RECORDED INFORMATION >>
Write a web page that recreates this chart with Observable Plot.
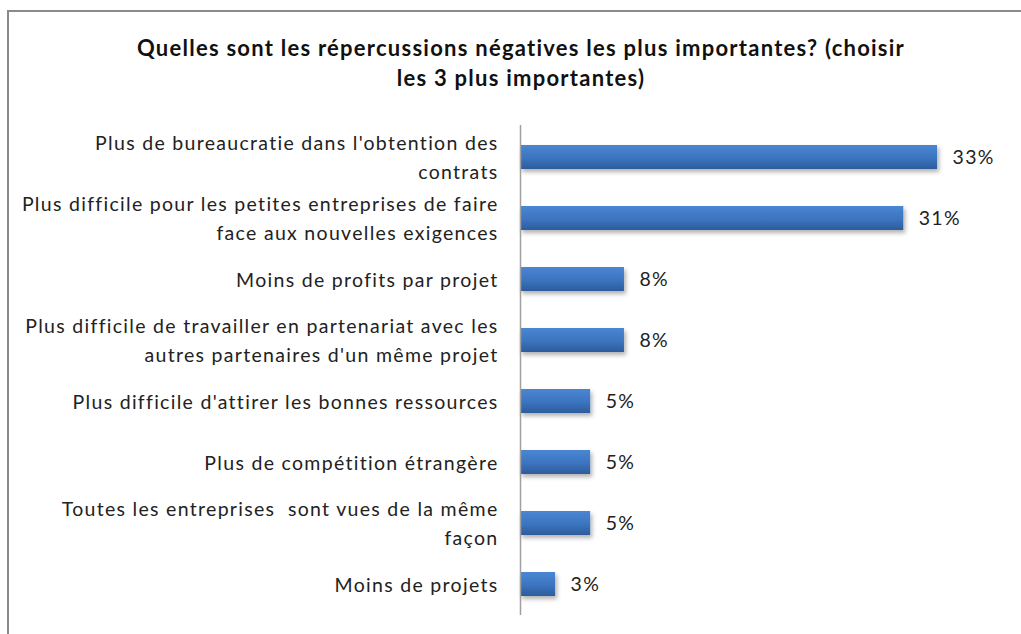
<!DOCTYPE html>
<html>
<head>
<meta charset="utf-8">
<script src="https://cdn.jsdelivr.net/npm/d3@7"></script>
<script src="https://cdn.jsdelivr.net/npm/@observablehq/plot@0.6"></script>
<style>
  html, body { margin: 0; padding: 0; background: #fff; }
  #wrap { position: relative; width: 1021px; height: 634px; overflow: hidden; background: #fff; }
  #frame { position: absolute; left: 7px; top: 10px; width: 1030px; height: 640px;
           border-left: 2px solid #8a8a8a; border-top: 2px solid #8a8a8a; }
  #title { position: absolute; left: 0; top: 33px; width: 1042px; text-align: center;
           font-family: Lato, sans-serif; font-weight: bold; font-size: 22px; line-height: 30px;
           letter-spacing: 1.25px; color: #111; }
  #chart { position: absolute; left: 0; top: 100px; }
  #chart svg text { letter-spacing: 1.3px; }
</style>
</head>
<body>
<div id="wrap">
  <div id="frame"></div>
  <div id="title">Quelles sont les répercussions négatives les plus importantes? (choisir<br>les 3 plus importantes)</div>
  <div id="chart"></div>
</div>
<script>
const categories = [
  "Plus de bureaucratie dans l'obtention des\ncontrats",
  "Plus difficile pour les petites entreprises de faire\nface aux nouvelles exigences",
  "Moins de profits par projet",
  "Plus difficile de travailler en partenariat avec les\nautres partenaires d'un même projet",
  "Plus difficile d'attirer les bonnes ressources",
  "Plus de compétition étrangère",
  "Toutes les entreprises  sont vues de la même\nfaçon",
  "Moins de projets"
];
const values = [33.3, 30.6, 8.3, 8.3, 5.6, 5.6, 5.6, 2.8];
const valueLabels = ["33%", "31%", "8%", "8%", "5%", "5%", "5%", "3%"];

const data = categories.map((c, i) => ({category: c, value: values[i], label: valueLabels[i]}));

const chart = Plot.plot({
  width: 1021,
  height: 534,
  marginLeft: 520,
  marginRight: 0,
  marginTop: 25,
  marginBottom: 19,
  style: {fontFamily: "Lato, sans-serif", background: "transparent"},
  x: {domain: [0, 40], axis: null},
  y: {domain: categories, axis: null, paddingInner: 0.61, paddingOuter: 0.29},
  marks: [
    Plot.barX(data, {x: "value", y: "category", fill: "url(#barGrad)"}),
    Plot.ruleX([0], {stroke: "#a0a0a0", strokeWidth: 1.5}),
    Plot.text(data, {x: 0, y: "category", text: "category", dx: -22, dy: -2, textAnchor: "end",
      lineAnchor: "middle", lineHeight: 1.45, fontSize: 19.5, fill: "#222"}),
    Plot.text(data, {x: "value", y: "category", text: "label", dx: 15, textAnchor: "start",
      fontSize: 19.5, fill: "#222"})
  ]
});

const svg = d3.select(chart);
const defs = svg.insert("defs", ":first-child");
const g = defs.append("linearGradient").attr("id", "barGrad").attr("x1", 0).attr("y1", 0).attr("x2", 0).attr("y2", 1);
g.append("stop").attr("offset", "0%").attr("stop-color", "#4a86d2");
g.append("stop").attr("offset", "55%").attr("stop-color", "#3c74bf");
g.append("stop").attr("offset", "100%").attr("stop-color", "#2d5c9b");
const f = defs.append("filter").attr("id", "barShadow").attr("x", "-10%").attr("y", "-30%").attr("width", "130%").attr("height", "180%");
f.append("feDropShadow").attr("dx", 2).attr("dy", 3).attr("stdDeviation", 2).attr("flood-color", "#000").attr("flood-opacity", 0.3);
svg.select('g[aria-label="bar"]').attr("filter", "url(#barShadow)");

document.getElementById("chart").appendChild(chart);
</script>
</body>
</html>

YOUR TASK >> Print, exactly as written, the lines above from the first one to the one containing "const data = categories.map((c, i)". Leave out pictures.

OUTPUT FOR THIS TASK >>
Write a web page that recreates this chart with Observable Plot.
<!DOCTYPE html>
<html>
<head>
<meta charset="utf-8">
<script src="https://cdn.jsdelivr.net/npm/d3@7"></script>
<script src="https://cdn.jsdelivr.net/npm/@observablehq/plot@0.6"></script>
<style>
  html, body { margin: 0; padding: 0; background: #fff; }
  #wrap { position: relative; width: 1021px; height: 634px; overflow: hidden; background: #fff; }
  #frame { position: absolute; left: 7px; top: 10px; width: 1030px; height: 640px;
           border-left: 2px solid #8a8a8a; border-top: 2px solid #8a8a8a; }
  #title { position: absolute; left: 0; top: 33px; width: 1042px; text-align: center;
           font-family: Lato, sans-serif; font-weight: bold; font-size: 22px; line-height: 30px;
           letter-spacing: 1.25px; color: #111; }
  #chart { position: absolute; left: 0; top: 100px; }
  #chart svg text { letter-spacing: 1.3px; }
</style>
</head>
<body>
<div id="wrap">
  <div id="frame"></div>
  <div id="title">Quelles sont les répercussions négatives les plus importantes? (choisir<br>les 3 plus importantes)</div>
  <div id="chart"></div>
</div>
<script>
const categories = [
  "Plus de bureaucratie dans l'obtention des\ncontrats",
  "Plus difficile pour les petites entreprises de faire\nface aux nouvelles exigences",
  "Moins de profits par projet",
  "Plus difficile de travailler en partenariat avec les\nautres partenaires d'un même projet",
  "Plus difficile d'attirer les bonnes ressources",
  "Plus de compétition étrangère",
  "Toutes les entreprises  sont vues de la même\nfaçon",
  "Moins de projets"
];
const values = [33.3, 30.6, 8.3, 8.3, 5.6, 5.6, 5.6, 2.8];
const valueLabels = ["33%", "31%", "8%", "8%", "5%", "5%", "5%", "3%"];

const data = categories.map((c, i) => ({category: c, value: values[i], label: valueLabels[i]}));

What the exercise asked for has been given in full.